La psicolinguistica forense è una disciplina investigativa di supporto alle indagini tradizionali. Grazie al suo studio, è capace di fornire elementi utili alle indagini, arrivando ad una soluzione più rapida.
La psicolinguistica forense è una disciplina investigativa che studia il linguaggio, scritto o parlato, fornendo elementi utili all’indagine come:
- l’origine geografica e l’appartenenza etnica;
- l’età e il sesso;
- l’attività lavorativa;
- il livello di istruzione;
- l’attività lavorativa;
- l’orientamento religioso;
- l’inquadramento sociale;
- le caratteristiche demografiche.
Questo tipo di attività, che si pone accanto alle altre che analizzano capelli, fibre, DNA e qualsiasi altro elemento balistico, permette di delineare un profilo psicologico più preciso.
L’importanza della psicolinguistica forense
La scienza della psicolinguistica forense può essere fondamentale per supportare le indagini nell’ambito dell’investigazione criminale. Ad esempio, può servire a:
- valutare un certo tipo di minaccia, come telefonate anonime, lettere minatorie, minacce verbali;
- attribuire un testo, come nel caso delle lettere anonime;
- realizzare un’analisi delle dichiarazioni rese, stabilendo il grado di autenticità ed attendibilità attraverso le pause effettuate, la lunghezza delle frasi o la loro sequenza;
- smascherare i finti suicidi attraverso lo studio dei biglietti di addio;
- risolvere i computer crimes, in cui spesso l’autore del crimine informatico non è un soggetto terzo all’azienda ma un dipendente della stessa company, o un funzionario della pubblica amministrazione.
Lo studio sulle menzogne
Non da ultimo, la disciplina si occupa anche di rilevare le menzogne, intese come atto volontario e non come il fatto di non ricordare qualcosa. La psicolinguistica forense interpreta pertanto tutti gli aspetti ingannevoli come l’ambiguità, l’evasività, omissioni, travisamenti etc.
In questo caso sono tre i fattori da considerare sullo status psicologico del mentitore, ovvero:
- la sperimentazione di emozioni più forti, per paura di essere scoperto;
- un maggior sovraccarico cognitivo, causato dall’impegno che un soggetto ha dovuto impiegare per costruire la bugia;
- l’elaborazione di molteplici strategie per risultare più convincente in quello che dice.
La disciplina non ha ancora raggiunto elementi o criteri in grado di avere valenza probatoria in ambito forense, ma ha portato l’analisi linguistica a orientare un determinato tipo di scenario, come un interrogatorio o le indagini stesse.
Negli Stati Uniti da anni le forze dell’ordine e le agenzie investigative analizzano le dichiarazioni a supporto delle loro indagini.
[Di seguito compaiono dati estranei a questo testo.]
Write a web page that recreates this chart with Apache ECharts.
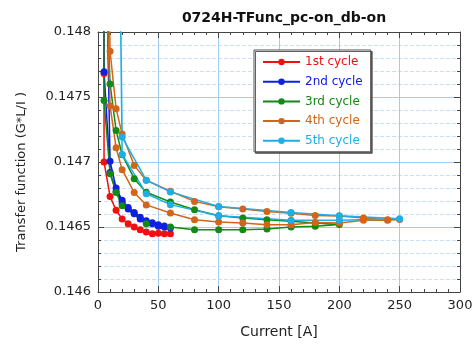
<!DOCTYPE html>
<html><head><meta charset="utf-8">
<script src="https://cdn.jsdelivr.net/npm/echarts@6/dist/echarts.min.js"></script>
<style>html,body{margin:0;padding:0;background:#fff}#c{width:476px;height:345px}</style>
</head><body><div id="c"></div>
<script>
const seriesNames = ['1st cycle', '2nd cycle', '3rd cycle', '4th cycle', '5th cycle'];
const seriesColors = ['#f01010', '#1020e0', '#138a13', '#d2651a', '#1eaee8'];

const c1x = [4.6, 5, 5, 10, 15, 20, 25, 30, 35, 40, 45, 50, 55, 60];
const c1y = [0.1490, 0.14768, 0.14700, 0.146735, 0.146628, 0.146562, 0.146525, 0.14650, 0.146479, 0.146462, 0.146448, 0.146452, 0.146448, 0.146448];

const c2x = [4.5, 5, 10, 15, 20, 25, 30, 35, 40, 45, 50, 55, 60, 55, 50, 45, 40, 35, 30, 25, 20, 15, 10, 6];
const c2y = [0.1490, 0.147695, 0.14692, 0.146774, 0.146685, 0.146638, 0.146602, 0.146562, 0.146535, 0.146525, 0.146505, 0.14650, 0.146492, 0.146508, 0.146518, 0.146532, 0.146548, 0.146575, 0.146612, 0.14665, 0.146705, 0.14680, 0.147005, 0.1490];

const c3x = [4.5, 5, 10, 15, 20, 40, 60, 80, 100, 120, 140, 160, 180, 200, 180, 160, 140, 120, 100, 80, 60, 40, 30, 20, 15, 10, 2];
const c3y = [0.1490, 0.147474, 0.14691, 0.146766, 0.146664, 0.146525, 0.14650, 0.146479, 0.146479, 0.146479, 0.146485, 0.14650, 0.146505, 0.14652, 0.14653, 0.146545, 0.146556, 0.146569, 0.146587, 0.146633, 0.146692, 0.146767, 0.146872, 0.147056, 0.147243, 0.14760, 0.1495];

const c4x = [5, 10, 15, 20, 30, 40, 60, 80, 100, 120, 140, 160, 180, 200, 220, 240, 250, 240, 220, 200, 180, 160, 140, 120, 100, 80, 60, 40, 30, 20, 15, 10, 8];
const c4y = [0.1490, 0.147431, 0.14711, 0.146941, 0.146766, 0.14667, 0.146608, 0.146556, 0.146538, 0.14653, 0.146518, 0.146518, 0.146535, 0.14653, 0.146551, 0.146551, 0.146558, 0.146555, 0.146569, 0.146585, 0.146589, 0.146605, 0.14662, 0.146638, 0.146655, 0.146697, 0.146775, 0.14686, 0.146974, 0.147215, 0.14741, 0.147851, 0.1490];

const c5x = [17, 20, 40, 60, 100, 160, 200, 250, 200, 160, 100, 60, 40, 20, 17];
const c5y = [0.1495, 0.147058, 0.146756, 0.146672, 0.146587, 0.146551, 0.146551, 0.146564, 0.146587, 0.146612, 0.146658, 0.14677, 0.14686, 0.147192, 0.1495];

const xAxisRange = [0, 300, 50];
const yAxisRange = [0.146, 0.148, 0.0005];

const allX = [c1x, c2x, c3x, c4x, c5x];
const allY = [c1y, c2y, c3y, c4y, c5y];

const FONT = 'DejaVu Sans';
const axisCol = '#444';
const gridCol = '#9fcdf2';
const minorGridCol = '#c6e1f7';

const chart = echarts.init(document.getElementById('c'), null, {renderer: 'canvas'});

const series = seriesNames.map((n, i) => ({
  name: n,
  type: 'line',
  data: allX[i].map((x, k) => [x, allY[i][k]]),
  symbol: 'circle',
  symbolSize: 7,
  color: seriesColors[i],
  lineStyle: {width: 1.5, color: seriesColors[i]},
  itemStyle: {color: seriesColors[i]},
  clip: true,
  animation: false,
  emphasis: {disabled: true}
}));

const fmtY = v => String(+(+v).toFixed(4));

chart.setOption({
  animation: false,
  backgroundColor: '#fff',
  title: {
    text: '0724H-TFunc_pc-on_db-on',
    left: 279, top: 6, textAlign: 'center',
    textStyle: {fontFamily: FONT, fontSize: 14, fontWeight: 'bold', color: '#111'}
  },
  grid: {left: 98, right: 16, top: 32, bottom: 53, containLabel: false},
  legend: {
    orient: 'vertical',
    left: 254, top: 50,
    padding: [5, 8, 4, 8],
    itemWidth: 37, itemHeight: 8, itemGap: 5.7,
    borderColor: '#555', borderWidth: 1,
    backgroundColor: '#fff',
    shadowColor: 'rgba(60,60,60,0.8)', shadowOffsetX: 1.5, shadowOffsetY: 1.5, shadowBlur: 0,
    textStyle: {fontFamily: FONT, fontSize: 12, lineHeight: 14},
    data: seriesNames.map((n, i) => ({name: n, textStyle: {color: seriesColors[i]}}))
  },
  xAxis: [{
    type: 'value', position: 'bottom',
    min: xAxisRange[0], max: xAxisRange[1], interval: xAxisRange[2],
    name: 'Current [A]', nameLocation: 'middle', nameGap: 33,
    nameTextStyle: {fontFamily: FONT, fontSize: 14, color: '#222'},
    axisLine: {show: true, onZero: false, lineStyle: {color: axisCol, width: 1}},
    axisTick: {show: true, inside: true, length: 6, lineStyle: {color: axisCol}},
    minorTick: {show: true, splitNumber: 5, length: 3, lineStyle: {color: axisCol}},
    axisLabel: {fontFamily: FONT, fontSize: 13, color: '#222', margin: 7},
    splitLine: {show: true, lineStyle: {color: gridCol, width: 1}},
    minorSplitLine: {show: false}
  }, {
    type: 'value', position: 'top',
    min: xAxisRange[0], max: xAxisRange[1], interval: xAxisRange[2],
    axisLine: {show: true, onZero: false, lineStyle: {color: axisCol, width: 1}},
    axisTick: {show: true, inside: true, length: 6, lineStyle: {color: axisCol}},
    minorTick: {show: true, splitNumber: 5, length: 3, lineStyle: {color: axisCol}},
    axisLabel: {show: false},
    splitLine: {show: false}
  }],
  yAxis: [{
    type: 'value', position: 'left',
    min: yAxisRange[0], max: yAxisRange[1], interval: yAxisRange[2],
    name: 'Transfer function (G*L/I )', nameLocation: 'middle', nameGap: 70, nameRotate: 90,
    nameTextStyle: {fontFamily: FONT, fontSize: 13, color: '#222', padding: [0, 20, 0, 0]},
    axisLine: {show: true, onZero: false, lineStyle: {color: axisCol, width: 1}},
    axisTick: {show: true, inside: true, length: 6, lineStyle: {color: axisCol}},
    minorTick: {show: true, splitNumber: 5, length: 3, lineStyle: {color: axisCol}},
    axisLabel: {fontFamily: FONT, fontSize: 13, color: '#222', margin: 7, formatter: fmtY},
    splitLine: {show: true, lineStyle: {color: gridCol, width: 1}},
    minorSplitLine: {show: true, lineStyle: {color: minorGridCol, width: 1, type: [4, 2]}}
  }, {
    type: 'value', position: 'right',
    min: yAxisRange[0], max: yAxisRange[1], interval: yAxisRange[2],
    axisLine: {show: true, onZero: false, lineStyle: {color: axisCol, width: 1}},
    axisTick: {show: true, inside: true, length: 6, lineStyle: {color: axisCol}},
    minorTick: {show: true, splitNumber: 5, length: 3, lineStyle: {color: axisCol}},
    axisLabel: {show: false},
    splitLine: {show: false}
  }],
  series: series
});
</script>
</body></html>
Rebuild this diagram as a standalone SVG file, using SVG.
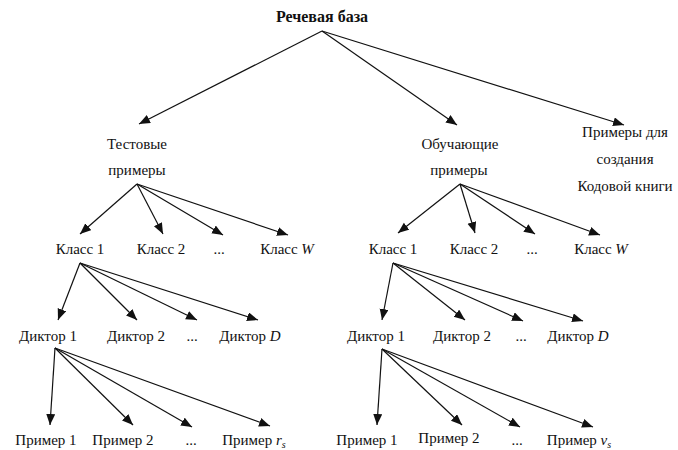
<svg xmlns="http://www.w3.org/2000/svg" width="678" height="450" viewBox="0 0 678 450">
<style>
text{font-family:"Liberation Serif","DejaVu Serif",serif;font-size:15px;fill:#111;text-anchor:middle}
.b{font-weight:bold;font-size:16px}
.i{font-style:italic}
.sub{font-size:10px;font-style:italic}
#edges line{stroke:#111;stroke-width:1.2;marker-end:url(#ah)}
</style>
<defs>
<marker id="ah" markerUnits="userSpaceOnUse" markerWidth="12" markerHeight="10" refX="11" refY="4.5" orient="auto">
<path d="M0,0 L11,4.5 L0,9 z" fill="#111"/>
</marker>
</defs>
<g id="edges">
<line x1="322" y1="31" x2="139" y2="124"/>
<line x1="322" y1="31" x2="457" y2="125"/>
<line x1="322" y1="31" x2="624" y2="125"/>
<line x1="137" y1="184" x2="80" y2="234"/>
<line x1="137" y1="184" x2="163" y2="234"/>
<line x1="137" y1="184" x2="223" y2="235"/>
<line x1="137" y1="184" x2="288" y2="235"/>
<line x1="460" y1="184" x2="398" y2="233"/>
<line x1="460" y1="184" x2="475" y2="233"/>
<line x1="460" y1="184" x2="535" y2="234"/>
<line x1="460" y1="184" x2="600" y2="235"/>
<line x1="80" y1="263" x2="58" y2="320"/>
<line x1="80" y1="263" x2="137" y2="320"/>
<line x1="80" y1="263" x2="197" y2="320"/>
<line x1="80" y1="263" x2="258" y2="320"/>
<line x1="393" y1="263" x2="382" y2="320"/>
<line x1="393" y1="263" x2="465" y2="320"/>
<line x1="393" y1="263" x2="523" y2="321"/>
<line x1="393" y1="263" x2="583" y2="321"/>
<line x1="55" y1="348" x2="50" y2="425"/>
<line x1="55" y1="348" x2="133" y2="425"/>
<line x1="55" y1="348" x2="192" y2="427"/>
<line x1="55" y1="348" x2="270" y2="426"/>
<line x1="382" y1="349" x2="377" y2="425"/>
<line x1="382" y1="349" x2="462" y2="425"/>
<line x1="382" y1="349" x2="520" y2="427"/>
<line x1="382" y1="349" x2="593" y2="427"/>
</g>
<g id="root"><text class="b" x="322" y="22">Речевая база</text></g>
<g id="test"><text x="137" y="149">Тестовые</text><text x="137" y="175">примеры</text></g>
<g id="train"><text x="460" y="149">Обучающие</text><text x="459" y="175">примеры</text></g>
<g id="codebook"><text x="625" y="137">Примеры для</text><text x="625" y="164">создания</text><text x="625" y="191">Кодовой книги</text></g>
<g id="t-class1"><text x="80" y="254">Класс 1</text></g>
<g id="t-class2"><text x="161" y="254">Класс 2</text></g>
<g id="t-classdots"><text x="219" y="254">...</text></g>
<g id="t-classW"><text x="287" y="254">Класс <tspan class="i">W</tspan></text></g>
<g id="r-class1"><text x="393" y="254">Класс 1</text></g>
<g id="r-class2"><text x="474" y="254">Класс 2</text></g>
<g id="r-classdots"><text x="532" y="254">...</text></g>
<g id="r-classW"><text x="601" y="254">Класс <tspan class="i">W</tspan></text></g>
<g id="t-spk1"><text x="48" y="341">Диктор 1</text></g>
<g id="t-spk2"><text x="136" y="341">Диктор 2</text></g>
<g id="t-spkdots"><text x="192" y="341">...</text></g>
<g id="t-spkD"><text x="250" y="341">Диктор <tspan class="i">D</tspan></text></g>
<g id="r-spk1"><text x="376" y="341">Диктор 1</text></g>
<g id="r-spk2"><text x="462" y="341">Диктор 2</text></g>
<g id="r-spkdots"><text x="521" y="341">...</text></g>
<g id="r-spkD"><text x="578" y="341">Диктор <tspan class="i">D</tspan></text></g>
<g id="t-ex1"><text x="46" y="445">Пример 1</text></g>
<g id="t-ex2"><text x="123" y="445">Пример 2</text></g>
<g id="t-exdots"><text x="191" y="445">...</text></g>
<g id="t-exr"><text x="254" y="445">Пример <tspan class="i">r</tspan><tspan class="sub" dy="3">s</tspan></text></g>
<g id="r-ex1"><text x="367" y="445">Пример 1</text></g>
<g id="r-ex2"><text x="449" y="443">Пример 2</text></g>
<g id="r-exdots"><text x="517" y="445">...</text></g>
<g id="r-exv"><text x="579" y="445">Пример <tspan class="i">v</tspan><tspan class="sub" dy="3">s</tspan></text></g>
</svg>
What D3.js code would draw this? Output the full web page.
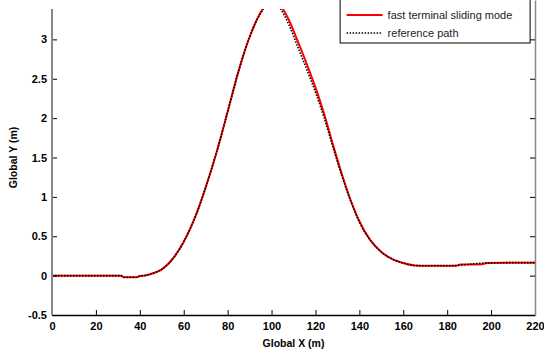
<!DOCTYPE html>
<html>
<head>
<meta charset="utf-8">
<script src="https://cdn.jsdelivr.net/npm/d3@7"></script>
<style>
  body { margin: 0; background: #fff; }
  text { font-family: "Liberation Sans", Arial, sans-serif; }
</style>
</head>
<body>
<div id="chart"></div>
<script>
// reference path (black dotted)
const refX = [0, 31.5, 32.5, 38.5, 40, 42, 45, 48, 50, 53, 56, 60, 63, 66, 70, 75, 80, 85, 90, 95, 100,
  104, 108, 112, 116, 120, 124, 128, 132, 136, 140, 145, 150, 155, 160, 165, 170, 180, 185, 190, 198, 210, 220];
const refY = [0, 0, -0.02, -0.02, -0.005, 0, 0.02, 0.05, 0.08, 0.15, 0.25, 0.43, 0.6, 0.8, 1.12, 1.57, 2.08, 2.6, 3.03, 3.33, 3.48,
  3.39, 3.18, 2.9, 2.62, 2.33, 2.0, 1.63, 1.27, 0.95, 0.68, 0.45, 0.3, 0.21, 0.16, 0.13, 0.125, 0.125, 0.13, 0.145, 0.16, 0.165, 0.165];

// fast terminal sliding mode (red)
const ftsmX = [0, 31.5, 32.5, 38.5, 40, 42, 45, 48, 50, 53, 56, 60, 63, 66, 70, 75, 80, 85, 90, 95, 100,
  104, 108, 112, 116, 120, 124, 128, 132, 136, 140, 145, 150, 155, 160, 165, 170, 180, 184, 186, 196, 198, 210, 220];
const ftsmY = [0, 0, -0.02, -0.02, -0.005, 0, 0.02, 0.05, 0.08, 0.15, 0.25, 0.43, 0.6, 0.8, 1.12, 1.57, 2.08, 2.6, 3.03, 3.34, 3.5,
  3.43, 3.24, 2.97, 2.69, 2.39, 2.05, 1.66, 1.29, 0.96, 0.69, 0.45, 0.3, 0.21, 0.16, 0.13, 0.125, 0.125, 0.125, 0.14, 0.145, 0.16, 0.165, 0.165];

const xTicks = [0, 20, 40, 60, 80, 100, 120, 140, 160, 180, 200, 220];
const yTicks = [-0.5, 0, 0.5, 1, 1.5, 2, 2.5, 3];
const legendLabels = ["fast terminal sliding mode", "reference path"];

const margin = { top: 0, right: 9, bottom: 38, left: 52 },
  width = 544 - margin.left - margin.right,
  height = 353 - margin.top - margin.bottom;

const svg = d3
  .select("#chart")
  .append("svg")
  .attr("width", 544)
  .attr("height", 353)
  .append("g")
  .attr("transform", `translate(${margin.left},${margin.top})`);

const x = d3.scaleLinear().domain([0, 220]).range([0, width]);
const y = d3.scaleLinear().domain([-0.5, 3.5]).range([height, 0]);

// clip the curves (top of the figure is cut off a bit)
svg.append("clipPath").attr("id", "clip")
  .append("rect").attr("x", 0).attr("y", 9).attr("width", width).attr("height", height - 9);

const line = d3.line()
  .x((d) => x(d[0]))
  .y((d) => y(d[1]))
  .curve(d3.curveMonotoneX);

const ftsm = ftsmX.map((v, i) => [v, ftsmY[i]]);
const ref = refX.map((v, i) => [v, refY[i]]);

const curves = svg.append("g").attr("clip-path", "url(#clip)");
curves.append("path")
  .datum(ftsm)
  .attr("fill", "none")
  .attr("stroke", "#ff0000")
  .attr("stroke-width", 2)
  .attr("d", line);
curves.append("path")
  .datum(ref)
  .attr("fill", "none")
  .attr("stroke", "#000")
  .attr("stroke-width", 1.6)
  .attr("stroke-dasharray", "1.5,1.5")
  .attr("d", line);

// X axis (ticks pointing inward)
const gx = svg.append("g")
  .attr("transform", `translate(0,${height})`)
  .call(d3.axisBottom(x).tickValues(xTicks).tickFormat(d3.format("d")).tickSizeInner(-5).tickSizeOuter(0).tickPadding(7));
gx.select(".domain").attr("stroke", "#000").attr("stroke-width", 1.5);
gx.selectAll(".tick line").attr("stroke", "#000");
gx.selectAll(".tick text")
  .attr("font-size", 11).attr("font-weight", "bold").attr("fill", "#000")
  .attr("font-family", "Liberation Sans, Arial, sans-serif");

// Y axis
const gy = svg.append("g")
  .call(d3.axisLeft(y).tickValues(yTicks).tickFormat((d) => String(d)).tickSizeInner(-5).tickSizeOuter(0).tickPadding(5));
gy.select(".domain").remove();
gy.append("line")
  .attr("x1", 0).attr("x2", 0).attr("y1", 9).attr("y2", height)
  .attr("stroke", "#888").attr("stroke-width", 2);
gy.selectAll(".tick line").attr("stroke", "#000");
gy.selectAll(".tick text")
  .attr("font-size", 11).attr("font-weight", "bold").attr("fill", "#000")
  .attr("font-family", "Liberation Sans, Arial, sans-serif");

// right axis
const gr = svg.append("g")
  .attr("transform", `translate(${width},0)`)
  .call(d3.axisRight(y).tickValues(yTicks).tickFormat("").tickSizeInner(-5).tickSizeOuter(0));
gr.select(".domain").attr("stroke", "#888").attr("stroke-width", 1.5);
gr.selectAll(".tick line").attr("stroke", "#000");

// axis titles
svg.append("text")
  .attr("x", width / 2)
  .attr("y", height + 32)
  .attr("text-anchor", "middle")
  .attr("font-size", 10.5)
  .attr("font-weight", "bold")
  .text("Global X (m)");

svg.append("text")
  .attr("transform", `translate(${-margin.left + 17},${height / 2}) rotate(-90)`)
  .attr("text-anchor", "middle")
  .attr("font-size", 10.5)
  .attr("font-weight", "bold")
  .text("Global Y (m)");

// legend
const legend = svg.append("g").attr("transform", `translate(${x(131)},0)`);
legend.append("rect")
  .attr("x", 0.5).attr("y", -1).attr("width", 190).attr("height", 44)
  .attr("fill", "#fff").attr("stroke", "#000").attr("stroke-width", 1);
const styles = [
  { stroke: "#ff0000", width: 2, dash: null },
  { stroke: "#000", width: 1.6, dash: "1.5,1.5" }
];
legendLabels.forEach((label, i) => {
  const yy = 15 + i * 18;
  legend.append("line")
    .attr("x1", 7).attr("x2", 43).attr("y1", yy).attr("y2", yy)
    .attr("stroke", styles[i].stroke)
    .attr("stroke-width", styles[i].width)
    .attr("stroke-dasharray", styles[i].dash);
  legend.append("text")
    .attr("x", 48).attr("y", yy + 4)
    .attr("font-size", 11)
    .attr("fill", "#222")
    .text(label);
});
</script>
</body>
</html>
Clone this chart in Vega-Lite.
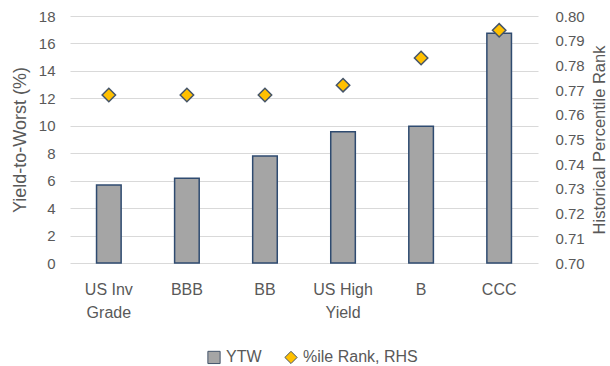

La metodologia serve per capire se un sospettato stia dichiarando il vero, o stia omettendo indizi utili in modo volontario. Prima di iniziare un interrogatorio, normalmente gli agenti si fanno rilasciare una testimonianza scritta, per poi avere due versioni da poter confrontare tra loro.
Ma cosa viene valutato? In primis le parti del discorso, che includono l’uso di pronomi personali, pronomi possessivi, nomi e verbi. In secondo luogo le informazioni non pertinenti, a cui seguono la mancanza di convinzione e l’analisi delle tre fasi di un racconto, suddiviso tra ciò precede e segue i fatti, e quindi la contestualizzazione e le conseguenze di quanto successo.
Il caso Provenzano
Quando il boss mafioso Bernardo Provenzano è stato catturato, nel luogo in cui si nascondeva è stata trovata una Bibbia con molti appunti e sottolineature. Per gli investigatori è stata usata per comunicare attraverso un codice, che solo chi ne era a conoscenza poteva comprendere. Alcuni dei destinatari si trovavano al regime del 41 bis, dove l’unico libro permesso era appunto quello della Bibbia.
Grazie a questa disciplina, quindi, è possibile arrivare più agevolmente alla soluzione del problema criminologico. La psicolinguistica forense è considerata uno studio che si aggiunge a quelli tradizionali, in grado di supportare questi ultimi quando il crimine è da ritenersi non convenzionale.